Required work:
Return the material word for word. Do not include pictures.

— start of Data excerpt —

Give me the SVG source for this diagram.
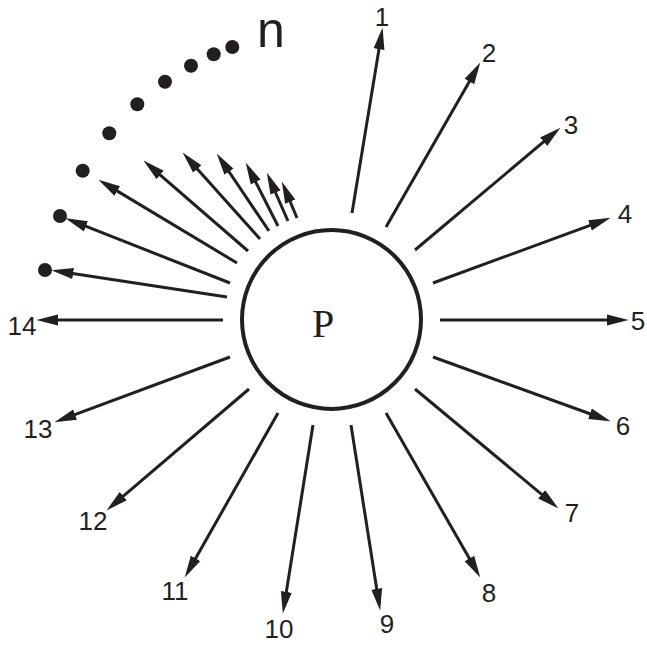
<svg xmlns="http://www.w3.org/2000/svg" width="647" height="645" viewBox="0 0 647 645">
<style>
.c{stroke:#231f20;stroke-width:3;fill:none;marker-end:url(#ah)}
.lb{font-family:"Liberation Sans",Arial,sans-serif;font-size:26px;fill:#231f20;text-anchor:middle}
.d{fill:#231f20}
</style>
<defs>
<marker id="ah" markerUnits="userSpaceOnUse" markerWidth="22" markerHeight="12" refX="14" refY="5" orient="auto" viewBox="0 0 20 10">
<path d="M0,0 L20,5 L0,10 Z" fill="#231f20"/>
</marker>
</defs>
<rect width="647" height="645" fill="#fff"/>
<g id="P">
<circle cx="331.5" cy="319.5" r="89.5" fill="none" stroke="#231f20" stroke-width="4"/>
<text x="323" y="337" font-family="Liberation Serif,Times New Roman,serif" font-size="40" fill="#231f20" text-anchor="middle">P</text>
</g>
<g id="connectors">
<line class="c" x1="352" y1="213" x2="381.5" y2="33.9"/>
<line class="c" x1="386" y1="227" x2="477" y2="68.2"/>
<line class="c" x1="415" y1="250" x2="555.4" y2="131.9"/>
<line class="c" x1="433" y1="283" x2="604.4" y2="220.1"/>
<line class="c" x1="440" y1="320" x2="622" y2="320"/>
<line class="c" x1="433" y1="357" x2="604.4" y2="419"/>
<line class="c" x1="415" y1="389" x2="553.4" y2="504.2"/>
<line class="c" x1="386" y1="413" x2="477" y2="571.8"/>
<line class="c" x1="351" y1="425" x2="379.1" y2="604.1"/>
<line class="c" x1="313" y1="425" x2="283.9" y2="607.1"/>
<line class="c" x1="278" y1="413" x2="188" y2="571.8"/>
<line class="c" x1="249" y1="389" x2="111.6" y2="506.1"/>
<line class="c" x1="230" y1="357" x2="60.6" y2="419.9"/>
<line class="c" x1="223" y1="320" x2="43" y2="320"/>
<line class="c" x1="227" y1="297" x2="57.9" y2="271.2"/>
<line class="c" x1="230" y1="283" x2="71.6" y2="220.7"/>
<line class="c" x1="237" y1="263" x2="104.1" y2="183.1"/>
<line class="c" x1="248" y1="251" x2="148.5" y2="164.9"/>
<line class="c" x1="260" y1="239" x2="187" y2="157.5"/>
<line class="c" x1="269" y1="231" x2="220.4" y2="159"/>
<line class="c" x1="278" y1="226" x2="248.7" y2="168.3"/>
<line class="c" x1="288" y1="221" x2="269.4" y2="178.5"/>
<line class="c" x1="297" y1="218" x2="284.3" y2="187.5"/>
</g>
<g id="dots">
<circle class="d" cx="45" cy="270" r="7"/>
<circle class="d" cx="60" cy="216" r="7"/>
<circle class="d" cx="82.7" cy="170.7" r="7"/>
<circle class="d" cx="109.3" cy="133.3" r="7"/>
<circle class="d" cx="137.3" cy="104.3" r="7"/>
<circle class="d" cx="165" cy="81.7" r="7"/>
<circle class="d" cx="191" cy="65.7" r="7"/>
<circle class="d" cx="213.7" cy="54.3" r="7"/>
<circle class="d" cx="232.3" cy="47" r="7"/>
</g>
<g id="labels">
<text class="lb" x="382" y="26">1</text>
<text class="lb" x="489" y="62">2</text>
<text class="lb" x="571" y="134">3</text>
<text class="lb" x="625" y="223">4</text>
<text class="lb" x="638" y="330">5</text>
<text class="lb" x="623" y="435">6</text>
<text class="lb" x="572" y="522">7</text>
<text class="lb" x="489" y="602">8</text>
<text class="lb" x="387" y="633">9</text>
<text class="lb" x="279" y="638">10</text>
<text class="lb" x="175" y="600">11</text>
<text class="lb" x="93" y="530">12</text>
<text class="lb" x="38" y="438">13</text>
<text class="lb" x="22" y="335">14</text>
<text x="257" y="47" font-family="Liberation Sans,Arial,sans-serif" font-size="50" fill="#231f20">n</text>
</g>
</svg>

— end of Data excerpt —

Output for this task:
Give me the SVG source for this diagram.
<svg xmlns="http://www.w3.org/2000/svg" width="647" height="645" viewBox="0 0 647 645">
<style>
.c{stroke:#231f20;stroke-width:3;fill:none;marker-end:url(#ah)}
.lb{font-family:"Liberation Sans",Arial,sans-serif;font-size:26px;fill:#231f20;text-anchor:middle}
.d{fill:#231f20}
</style>
<defs>
<marker id="ah" markerUnits="userSpaceOnUse" markerWidth="22" markerHeight="12" refX="14" refY="5" orient="auto" viewBox="0 0 20 10">
<path d="M0,0 L20,5 L0,10 Z" fill="#231f20"/>
</marker>
</defs>
<rect width="647" height="645" fill="#fff"/>
<g id="P">
<circle cx="331.5" cy="319.5" r="89.5" fill="none" stroke="#231f20" stroke-width="4"/>
<text x="323" y="337" font-family="Liberation Serif,Times New Roman,serif" font-size="40" fill="#231f20" text-anchor="middle">P</text>
</g>
<g id="connectors">
<line class="c" x1="352" y1="213" x2="381.5" y2="33.9"/>
<line class="c" x1="386" y1="227" x2="477" y2="68.2"/>
<line class="c" x1="415" y1="250" x2="555.4" y2="131.9"/>
<line class="c" x1="433" y1="283" x2="604.4" y2="220.1"/>
<line class="c" x1="440" y1="320" x2="622" y2="320"/>
<line class="c" x1="433" y1="357" x2="604.4" y2="419"/>
<line class="c" x1="415" y1="389" x2="553.4" y2="504.2"/>
<line class="c" x1="386" y1="413" x2="477" y2="571.8"/>
<line class="c" x1="351" y1="425" x2="379.1" y2="604.1"/>
<line class="c" x1="313" y1="425" x2="283.9" y2="607.1"/>
<line class="c" x1="278" y1="413" x2="188" y2="571.8"/>
<line class="c" x1="249" y1="389" x2="111.6" y2="506.1"/>
<line class="c" x1="230" y1="357" x2="60.6" y2="419.9"/>
<line class="c" x1="223" y1="320" x2="43" y2="320"/>
<line class="c" x1="227" y1="297" x2="57.9" y2="271.2"/>
<line class="c" x1="230" y1="283" x2="71.6" y2="220.7"/>
<line class="c" x1="237" y1="263" x2="104.1" y2="183.1"/>
<line class="c" x1="248" y1="251" x2="148.5" y2="164.9"/>
<line class="c" x1="260" y1="239" x2="187" y2="157.5"/>
<line class="c" x1="269" y1="231" x2="220.4" y2="159"/>
<line class="c" x1="278" y1="226" x2="248.7" y2="168.3"/>
<line class="c" x1="288" y1="221" x2="269.4" y2="178.5"/>
<line class="c" x1="297" y1="218" x2="284.3" y2="187.5"/>
</g>
<g id="dots">
<circle class="d" cx="45" cy="270" r="7"/>
<circle class="d" cx="60" cy="216" r="7"/>
<circle class="d" cx="82.7" cy="170.7" r="7"/>
<circle class="d" cx="109.3" cy="133.3" r="7"/>
<circle class="d" cx="137.3" cy="104.3" r="7"/>
<circle class="d" cx="165" cy="81.7" r="7"/>
<circle class="d" cx="191" cy="65.7" r="7"/>
<circle class="d" cx="213.7" cy="54.3" r="7"/>
<circle class="d" cx="232.3" cy="47" r="7"/>
</g>
<g id="labels">
<text class="lb" x="382" y="26">1</text>
<text class="lb" x="489" y="62">2</text>
<text class="lb" x="571" y="134">3</text>
<text class="lb" x="625" y="223">4</text>
<text class="lb" x="638" y="330">5</text>
<text class="lb" x="623" y="435">6</text>
<text class="lb" x="572" y="522">7</text>
<text class="lb" x="489" y="602">8</text>
<text class="lb" x="387" y="633">9</text>
<text class="lb" x="279" y="638">10</text>
<text class="lb" x="175" y="600">11</text>
<text class="lb" x="93" y="530">12</text>
<text class="lb" x="38" y="438">13</text>
<text class="lb" x="22" y="335">14</text>
<text x="257" y="47" font-family="Liberation Sans,Arial,sans-serif" font-size="50" fill="#231f20">n</text>
</g>
</svg>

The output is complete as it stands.